Not in my experience

Most of the folks I ran with felt things were pretty good.

I didn’t discover the internet until 1999; my TV was square; and getting a CD player in my Jeep was the tops. I was not aware of any “Multimedia Revolution”

For me it was.

Most here would disagree, but I was (am) a conservative Republican, so this was like the golden age.

I was completely unaware of “grunge” or “post-grunge.” Still pretty much am.

I’ve never heard of these three bands. All I listened to at the time was country and '50s oldies. At parties, fellow students would of course have more contemporary CDs to play, but it was just background noise to me.

Well, I’d *heard *of it. A line dance, right? But I can’t say I’m familiar with the dance or the tune. (I actually did my share of line dancing and two-stepping at the local big-huge country venue. That was a HUGE thing at that time, at least in my neck of the woods. I had the hat, the boots, the rope belt, etc.)

I’ve never heard of the Cranberries.

Beepers were more of a 1993 thing.

The first wave of the crack epidemic as I recall. All of a sudden young white girls were heading to the hood to get a fix and it drove the media and law enforcement bonkers. Oh, and of course they had beepers!

Edited to say I’m not sure if I understand record charts :slight_smile:

I was using the band’s discography entry on Wikipedia. That chart shows that “Zombie” did not make it onto the US Billboard Top 100 chart, though it was a top 20 hit in a number of European countries. (Then again, I’m presuming that the Wikipedia entry is accurate.)

The Wikipedia entry for the song itself lists that it ranked in the top 40 on four different Billboard sub-charts, but not on their main “Hot 100” chart.

I’m a bit out of your age group at 68, but that still puts me at my early/mid 40’s in 93-97. So I’ll bite, for what that’s worth, which isn’t much:

>>>Was there a strong 70s revival vibe? If so, when?

I’ve no idea. Certainly not with me.

>>>How did the general feeling in the US differ from today?

General feeling? I’m not sure there is, or was, any such thing.

>>>Was the “Multimedia Revolution” actually a huge thing, especially amongst Boomers?

It’s my impression that few Boomers were paying any attention to it; but my impression might be wrong. IME most people still didn’t have computers, though it had gotten more common to be using them at work. I’m pretty sure it was during this stretch of time when the town planning board put out a survey asking, among other things, what the area needed and somebody responded that we needed an ISP; and none of us had more than the vaguest notion of what they were talking about.

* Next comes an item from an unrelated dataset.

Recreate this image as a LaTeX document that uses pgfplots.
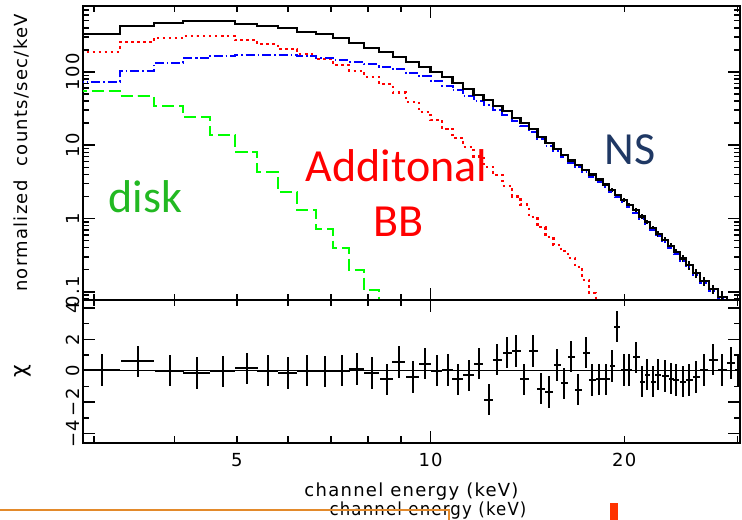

>>>Was it really as optimistic a time as it seems in hindsight?

More optimistic than now, I think; but I doubt that any time was as optimistic (or as pessimistic) as it looks in hindsight.

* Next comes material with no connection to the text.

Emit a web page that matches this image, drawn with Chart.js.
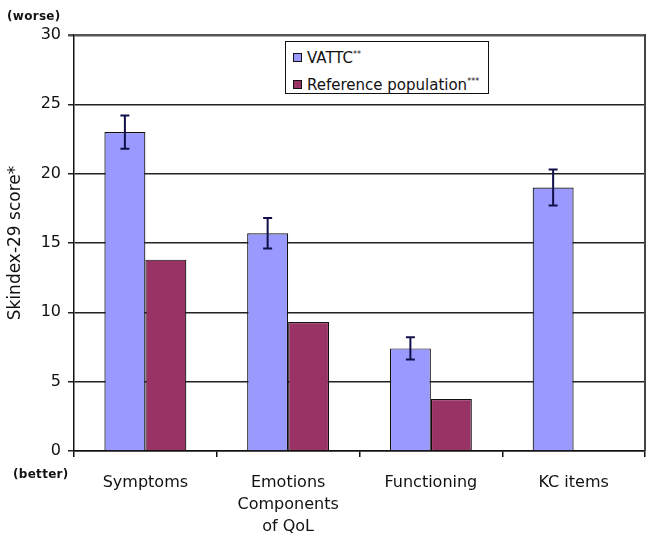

>>>Would you say the US was healthier in some ways politically?

In some ways, yes. In others, possibly not. I think there was somewhat less splitting off into groups that were only talking within themselves, but also I think there were more voices that weren’t being heard.

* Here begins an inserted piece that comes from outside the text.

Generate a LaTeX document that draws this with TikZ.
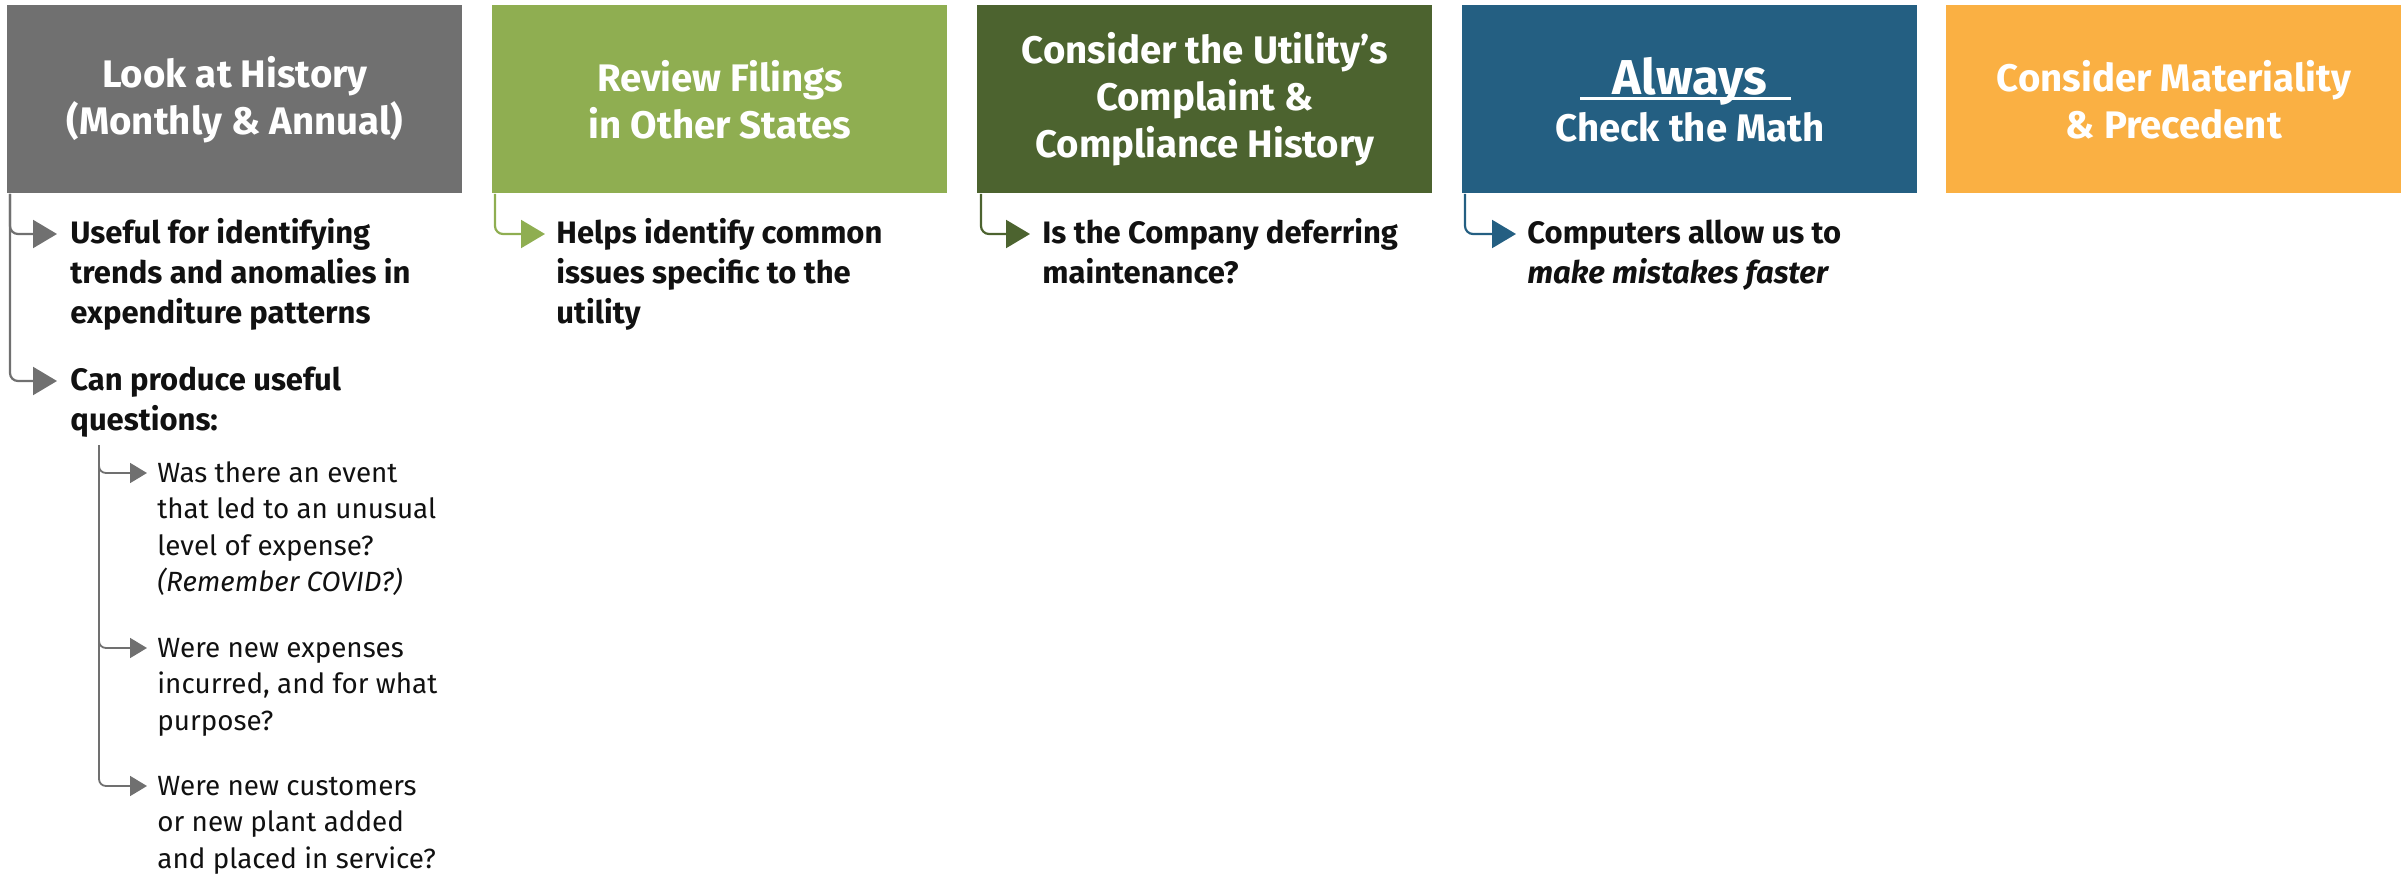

>>>When did Grunge/Post Grunge/etc fall off?

I have no idea either when it fell off or when it started. (Well, some idea, I suppose, as I wouldn’t have placed it in say 1930.)

>>>Did people in their early/mid 20s in the 90s like Korn, Limp Bizkit, Papa Roach, etc?

I don’t know.

>>>What music did people above 40 in say 1995 listen to?

I was listening to Celtic, when I could find it; to what is now I think called “classic rock” though I can’t remember when it started to be called that; and some range of other things. Can’t speak to anybody else.

>>>Do you recall the Macarena fondly or with horror?

Neither. I vaguely recall people talking about it, and my equally vague impression is that the whole thing was silly, but also that it was often intended that way.

>>>Were the Cranberries a huge band in 1994-1995?

I have no idea. Not with me, anyway.

The multimedia revolution, stuff like PCs becoming mainstream, Laserdisks, the new consoles that claimed to be as powerful as computers, the game Myst, etc.